Mercredi 14 juin, lors de la visite quotidienne d'un patient qui présente des troubles psychiatriques, Valérie se fait rouer de coups. Elle dénonce l'inaction de l'équipe médicale, qui aurait reçu plusieurs signalements et une demande d'hospitalisation, la veille de l'agression.

Mercredi 14 juin, la journée commence normalement pour Valérie : " Je suis arrivée chez mon patient à 7heures pour lui donner ses médicaments, comme on le fait deux fois par jour." Son patient, qui présente des troubles psychiatriques, réside dans un appartement relai géré par le centre de soins de jour. Elle le suit depuis près d'un an. "La personne qui habite avec lui, un autre patient, m'a ouvert. Mais lui ne venait pas, malgré mes appels. Puis il a déboulé en furie, m'a mis un coup de pied, puis un coup à la tête qui m'ont fait tomber contre la table basse, et là, il m'a rouée de coups."

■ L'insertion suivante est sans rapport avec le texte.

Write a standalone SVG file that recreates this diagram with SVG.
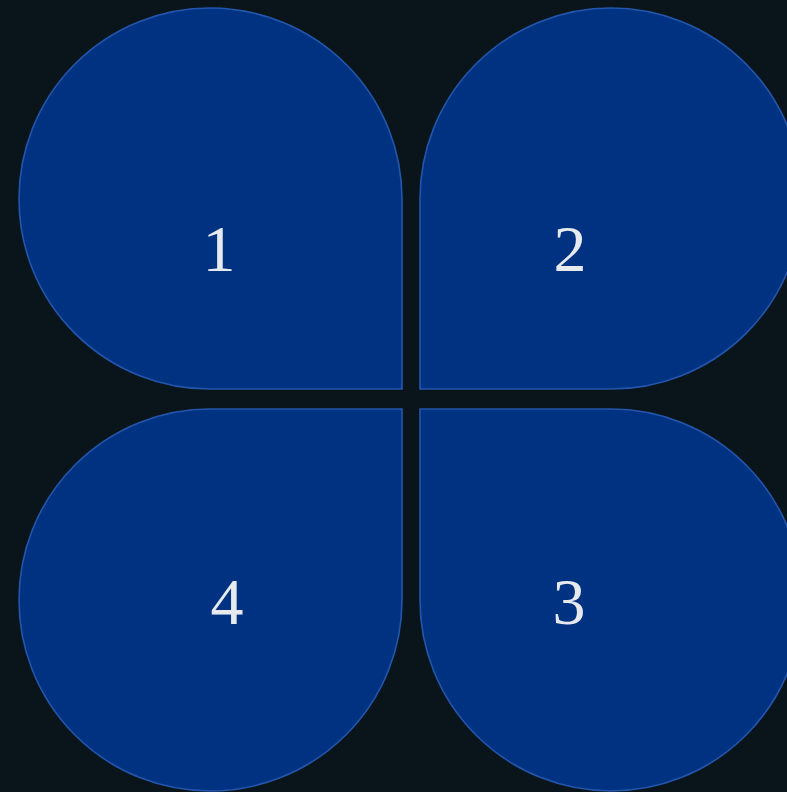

Plusieurs signalements déjà effectués
L'infirmière raconte non sans difficultés le choc, la terreur. Elle se voit prescrire 7 jours d'ITT, dépose plainte contre le patient, mais son but est surtout d'alerter pour ne pas que cela se reproduise, puisqu'elle assure que ce tragique incident aurait pu être évité. "Je n'en veux pas à ce patient, il a une pathologie, mais je suis en colère parce qu'on n'a pas été écoutés." En effet, l'équipe infirmière avait plusieurs fois signalé que les délires de ce patient étaient de plus en plus intenses et qu'elle craignait qu'il ne soit dangereux. Il avait déjà été hospitalisé sans son consentement pour ces risques, la dernière fois en juin 2022. Le directeur de l'hôpital Marius Lacroix, confirme les alertes faites depuis le mois de mai. Il explique que la psychiatre en charge du patient avait bien été alertée la veille, par les infirmières psychiatres, demandant une hospitalisation en urgence. "Malheureusement au vu de la situation du patient elle a fait le choix de poser une séance avec ce patient, prévue au lendemain de l'agression, pour décider de son hospitalisation. C'était un jour de trop, si on avait pu décaler le rendez-vous..."

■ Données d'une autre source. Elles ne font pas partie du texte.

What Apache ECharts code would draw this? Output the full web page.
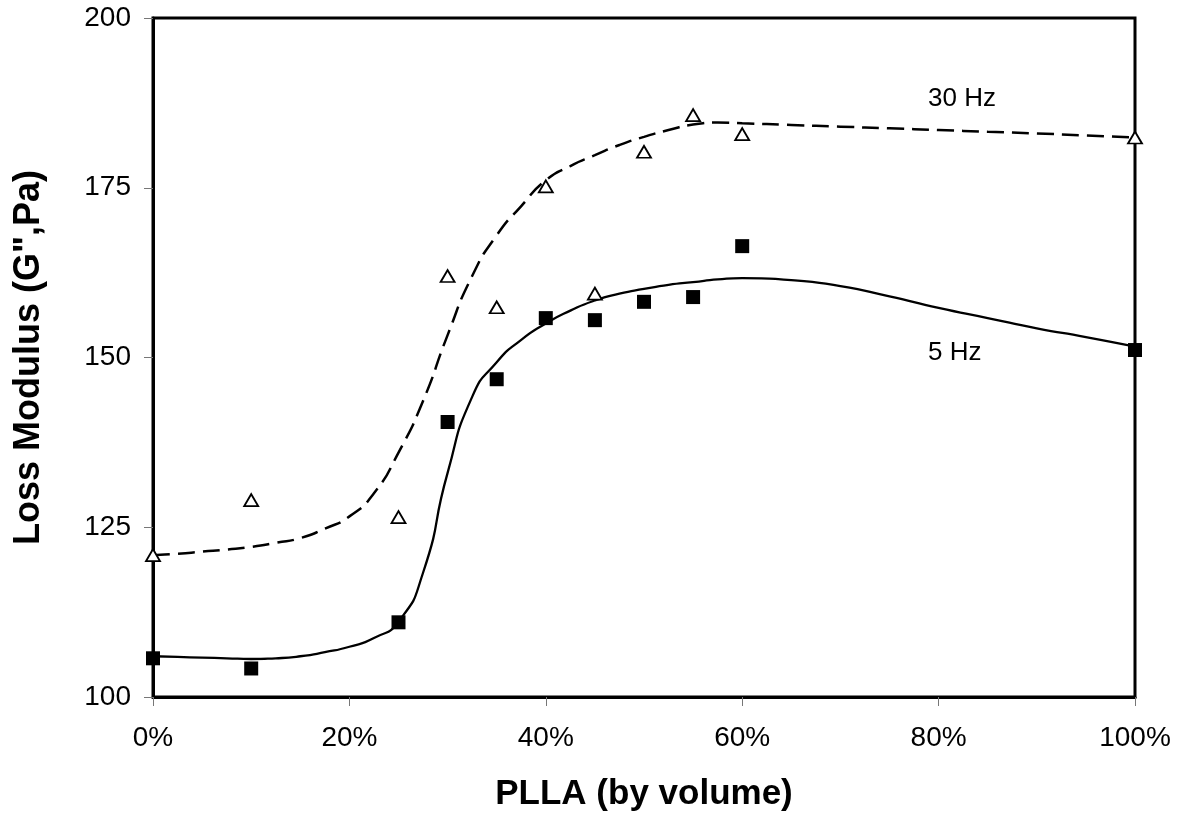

Soigner en dehors de l'hospitalisation
Le directeur regrette "un enchaînement de faits malheureux" et rappelle que le patient était très suivi : "il a, chaque semaine, deux activités thérapeutiques avec les équipes, et deux visites d'infirmiers psychiatriques en plus des visites deux fois par jour des infirmières libérales qui sont là pour vérifier qu'il prenne son traitement." Il ajoute "on cherche toujours cet équilibre pour réussir au maximum à soigner en dehors de l'hospitalisation."
Le président du syndicat départemental de la fédération des infirmiers, Fabrice Brivady, témoigne aussi de son soutien : " Les infirmiers sont en première ligne avec les patients difficiles. Les agressions sont régulières, voire quotidiennes, et elles augmentent avec la tension dans les hôpitaux, les difficultés dans la prise en charge à domicile. Il faut qu'on arrive à être protégés pour assurer nos missions de manière correcte."
"Je pense à la réorientation professionnelle"
Après ses quelques jours d'arrêt, Valérie devra retourner au travail, la boule au ventre. "Je pense à la réorientation professionnelle, on vit des moments difficiles en tant que soignants, et là c'est la goutte, c'est trop." Elle repense à la mort de cette infirmière attaquée par un patient au CHU de Reims en mars dernier : "là, pour moi, ce n'étaient pas des coups de couteau mais des coups de poings. J'ai eu de la chance parce que ce patient se balade régulièrement avec des couteaux. Il y a eu un disfonctionnement quelque part et c'est moi, au bout de la chaine, qui risque ma vie."